> **Task requirements**
Skipping all pictures, set down the lines of the listing from the first through the one with "35, 40, 45];".

> **Recorded information**

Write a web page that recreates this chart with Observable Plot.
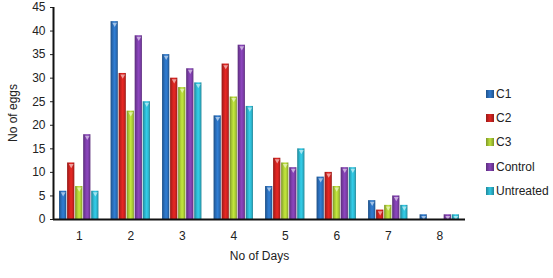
<!DOCTYPE html>
<html>
<head>
<meta charset="utf-8">
<script src="https://cdn.jsdelivr.net/npm/d3@7"></script>
<script src="https://cdn.jsdelivr.net/npm/@observablehq/plot@0.6"></script>
<style>
  html, body { margin: 0; padding: 0; background: #fff; }
  #wrap { position: relative; width: 553px; height: 278px; font-family: "Liberation Sans", Arial, sans-serif; }
  #legend { position: absolute; left: 486px; top: 82px; font-size: 12px; color: #222; }
  #legend .row { display: flex; align-items: center; height: 24.2px; }
  #legend .sw { width: 8px; height: 8px; margin-right: 2px; }
  #ylabel { position: absolute; left: 13px; top: 113px; font-size: 12px; color: #222; transform: translate(-50%, -50%) rotate(-90deg); white-space: nowrap; }
</style>
</head>
<body>
<div id="wrap"></div>
<script>
const days = [1, 2, 3, 4, 5, 6, 7, 8];
const series = ["C1", "C2", "C3", "Control", "Untreated"];
const colors = ["#2a6db8", "#c9221f", "#a9c935", "#7a3da6", "#2cb3cb"];
const C1 = [6, 42, 35, 22, 7, 9, 4, 1];
const C2 = [12, 31, 30, 33, 13, 10, 2, 0];
const C3 = [7, 23, 28, 26, 12, 7, 3, 0];
const Control = [18, 39, 32, 37, 11, 11, 5, 1];
const Untreated = [6, 25, 29, 24, 15, 11, 3, 1];
const yTicks = [0, 5, 10, 15, 20, 25, 30, 35, 40, 45];

const values = { C1, C2, C3, Control, Untreated };
const barW = 0.156;               // width of one bar in day units
const groupW = barW * series.length;
const data = [];
days.forEach((d, i) => series.forEach((s, j) => {
  const x1 = d - groupW / 2 + j * barW;
  data.push({ day: d, series: s, value: values[s][i], x1, x2: x1 + barW, xc: x1 + barW / 2 });
}));
const bars = data.filter(d => d.value > 0);
const gradIds = series.map((s, i) => `grad${i}`);

const plot = Plot.plot({
  width: 553,
  height: 278,
  marginLeft: 53,
  marginRight: 88,
  marginTop: 7,
  marginBottom: 59,
  style: { fontFamily: "Liberation Sans, Arial, sans-serif", fontSize: "12px", color: "#222" },
  x: { domain: [0.5, 8.5], axis: null },
  y: { domain: [0, 45], axis: null },
  color: { domain: series, range: gradIds.map(id => `url(#${id})`) },
  marks: [
    Plot.rectY(bars, { x1: "x1", x2: "x2", y: "value", fill: "series", insetLeft: 0.4, insetRight: 0.4 }),
    Plot.dot(bars, { x: "xc", y: "value", symbol: "triangle", r: 1.8, rotate: 180, fill: "white", fillOpacity: 0.55, dy: 2.5 }),
    Plot.axisY({ ticks: yTicks, tickSize: 3, tickPadding: 5, fontSize: 12, label: null }),
    Plot.ruleX([0.5], { stroke: "#111", strokeWidth: 2 }),
    Plot.ruleY([0], { stroke: "#111", strokeWidth: 2 }),
    Plot.axisX({ ticks: days, tickSize: 0, tickPadding: 12, fontSize: 12, tickFormat: d => String(d), label: "No of Days", labelAnchor: "center", labelOffset: 40, labelArrow: "none" })
  ]
});

// gradients for cylindrical bar look
const svg = d3.select(plot);
const defs = svg.append("defs");
colors.forEach((c, i) => {
  const base = d3.color(c);
  const g = defs.append("linearGradient").attr("id", gradIds[i]).attr("x1", 0).attr("x2", 1).attr("y1", 0).attr("y2", 0);
  g.append("stop").attr("offset", "0%").attr("stop-color", base.darker(0.9));
  g.append("stop").attr("offset", "30%").attr("stop-color", base);
  g.append("stop").attr("offset", "55%").attr("stop-color", base.brighter(0.4));
  g.append("stop").attr("offset", "80%").attr("stop-color", base);
  g.append("stop").attr("offset", "100%").attr("stop-color", base.darker(0.9));
});

document.getElementById("wrap").appendChild(plot);

d3.select("#wrap").append("div").attr("id", "ylabel").text("No of eggs");

const legend = d3.select("#wrap").append("div").attr("id", "legend");
series.forEach((s, i) => {
  const row = legend.append("div").attr("class", "row");
  row.append("div").attr("class", "sw").style("background", `linear-gradient(to right, ${d3.color(colors[i]).darker(0.8)}, ${d3.color(colors[i]).brighter(0.3)} 50%, ${d3.color(colors[i]).darker(0.8)})`);
  row.append("span").text(s);
});
</script>
</body>
</html>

> **Output below**
Write a web page that recreates this chart with Observable Plot.
<!DOCTYPE html>
<html>
<head>
<meta charset="utf-8">
<script src="https://cdn.jsdelivr.net/npm/d3@7"></script>
<script src="https://cdn.jsdelivr.net/npm/@observablehq/plot@0.6"></script>
<style>
  html, body { margin: 0; padding: 0; background: #fff; }
  #wrap { position: relative; width: 553px; height: 278px; font-family: "Liberation Sans", Arial, sans-serif; }
  #legend { position: absolute; left: 486px; top: 82px; font-size: 12px; color: #222; }
  #legend .row { display: flex; align-items: center; height: 24.2px; }
  #legend .sw { width: 8px; height: 8px; margin-right: 2px; }
  #ylabel { position: absolute; left: 13px; top: 113px; font-size: 12px; color: #222; transform: translate(-50%, -50%) rotate(-90deg); white-space: nowrap; }
</style>
</head>
<body>
<div id="wrap"></div>
<script>
const days = [1, 2, 3, 4, 5, 6, 7, 8];
const series = ["C1", "C2", "C3", "Control", "Untreated"];
const colors = ["#2a6db8", "#c9221f", "#a9c935", "#7a3da6", "#2cb3cb"];
const C1 = [6, 42, 35, 22, 7, 9, 4, 1];
const C2 = [12, 31, 30, 33, 13, 10, 2, 0];
const C3 = [7, 23, 28, 26, 12, 7, 3, 0];
const Control = [18, 39, 32, 37, 11, 11, 5, 1];
const Untreated = [6, 25, 29, 24, 15, 11, 3, 1];
const yTicks = [0, 5, 10, 15, 20, 25, 30, 35, 40, 45];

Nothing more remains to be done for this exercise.